If you change the scenario, then you should go through and change the appropriate probability models.
I don’t see why owning other property would change the objective of having more gold. You are using gold to bet gold, where do other properties come into play? Nonetheless, if it bothers you just let’s just assume the subject has no other wealth other than what’s no him. Does that mean you still would not enter the bet?
The mad scientist does not need to lie. The experiment is changed to: 1. Sleep, 2.Scan, 3.Wake up the Orignal, 4. The original tosses the coin, 5. If tails create the Clone. 6. Wake up the Clone so he has indiscernible experience as the Orignal in 3. This whole process is disclosed to you. Now after waking up the coin may or may not have been tossed, what is the probability of Heads? What is the probability if you are the original? If you say they are both 1⁄2 then what is the probability that you are the clone?

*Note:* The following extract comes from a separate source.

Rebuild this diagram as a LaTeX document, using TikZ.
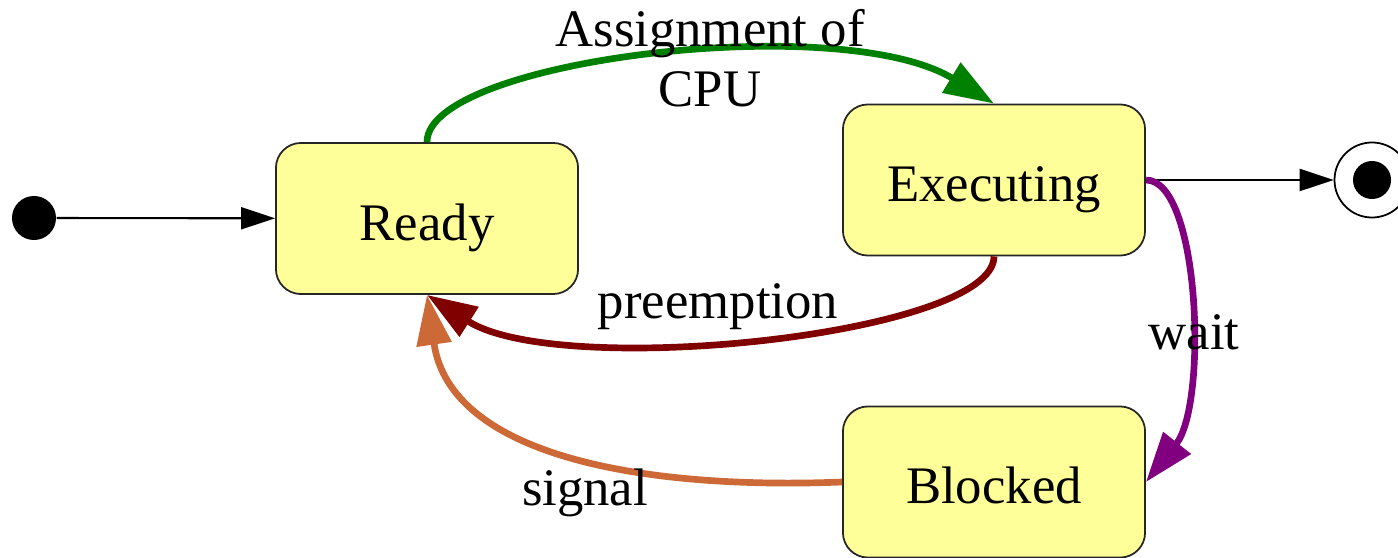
\documentclass[tikz,border=0pt]{standalone}
\usepackage{fontspec}
\setmainfont{Liberation Serif}
\usetikzlibrary{arrows.meta}

\definecolor{stateyellow}{RGB}{255,255,153}
\definecolor{cpugreen}{RGB}{0,128,0}
\definecolor{preemptred}{RGB}{128,0,0}
\definecolor{waitpurple}{RGB}{128,0,128}
\definecolor{signalorange}{RGB}{205,104,55}
\newcommand\statefont{\fontsize{15}{17}\selectfont}

\begin{document}
\begin{tikzpicture}[x=0.01cm, y=-0.01cm,
    state/.style={rectangle, rounded corners=0.25cm, draw=black!85, line width=0.5pt,
                  fill=stateyellow, minimum width=3.02cm, minimum height=1.51cm,
                  text height=12.4pt, text depth=0pt, font=\statefont},
    dot/.style={circle, fill=black, inner sep=0pt},
    thin arrow/.style={-{Triangle[length=0.34cm, width=0.22cm]}, line width=0.6pt},
    flow/.style={-{Triangle[length=0.5cm, width=0.34cm]}, line width=1.9pt},
    label/.style={font=\statefont, align=center}
]
    \useasboundingbox (0,0) rectangle (1398,558);

    % States
    \node[state] (ready) at (427,218.5) {Ready};
    \node[state] (exec) at (994,180) {Executing};
    \node[state] (blocked) at (994,482) {Blocked};

    % Initial and final pseudo states
    \node[dot, minimum size=0.44cm] (start) at (34,218) {};
    \node[circle, draw=black, line width=0.5pt, minimum size=0.75cm, inner sep=0pt] (final) at (1372,180) {};
    \node[dot, minimum size=0.38cm] (finaldot) at (1372,180) {};

    % Plain transitions
    \draw[thin arrow] (start) -- (ready);
    \draw[thin arrow] (exec) -- (final);

    % Coloured transitions
    \draw[flow, cpugreen] (ready.north) .. controls (427,60) and (840,10) .. (exec.north);
    \draw[flow, preemptred] (exec.south) .. controls (994,335) and (560,380) .. (ready.south);
    \draw[flow, waitpurple] (exec.east) .. controls (1200,180) and (1208,404) .. (blocked.east);
    \draw[flow, signalorange] (blocked.west) .. controls (640,490) and (450,455) .. (ready.south);

    % Labels
    \node[label] (cpulbl) at (710,58) {Assignment of\\CPU};
    \node[label, anchor=base] (preemptlbl) at (718,318) {preemption};
    \node[label, anchor=base] (waitlbl) at (1194,350) {wait};
    \node[label, anchor=base] (signallbl) at (585,505) {signal};

\end{tikzpicture}
\end{document}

Perhaps what confuses me the most is that you are arguing for both thirders and Halfers at the same time. If you think halfers are correct to say the probability of Heads is 1⁄2 wouldn’t you have taken the bet? If you think thirders are correct won’t you say the probability should be updated according to the standard Bayes rule? Why are you arguing against both of these? What’s your position?
If I am the original and have a job, house, 10000 gold in the bank, etc then I don’t need another 2 gold to buy shelter, food, etc. Being given 2 gold is vaguely nice, I can buy myself a nice book on decision theory or something. With 5 gold I could buy a book on decision theory and a concert ticket.

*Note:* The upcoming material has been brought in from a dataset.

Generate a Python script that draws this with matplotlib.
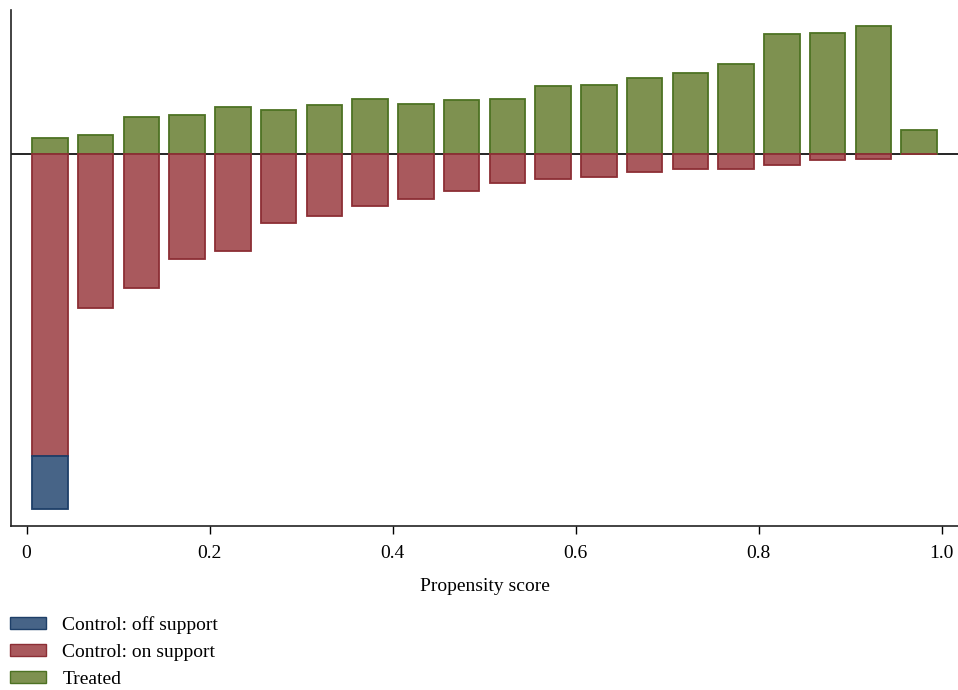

A duplicate with no legal claim to any property might need 2 gold to have a good chance to even survive. While 5 gold would give an even better chance of survival, only the original can win the extra 3 gold so risk-neutrality in the duplicate case is irrelevant.
If I’m unsure on whether or not I’m the duplicate, I’m not going to stake a nice book against years of life expectancy even if the odds were 100:1.
We’re using a model here analogous to the Sleeping Beauty 1⁄2 model right?
P(Heads | Observations upon awakening) = P(Heads) = 1⁄2 since the observations are stipulated to be identical and therefore independent of Heads.
That’s not actually an event in this space, and therefore has no measure. The measurable events in this space are just the sigma algebra generated by “Heads” and some set of possible “Observations on awakening”.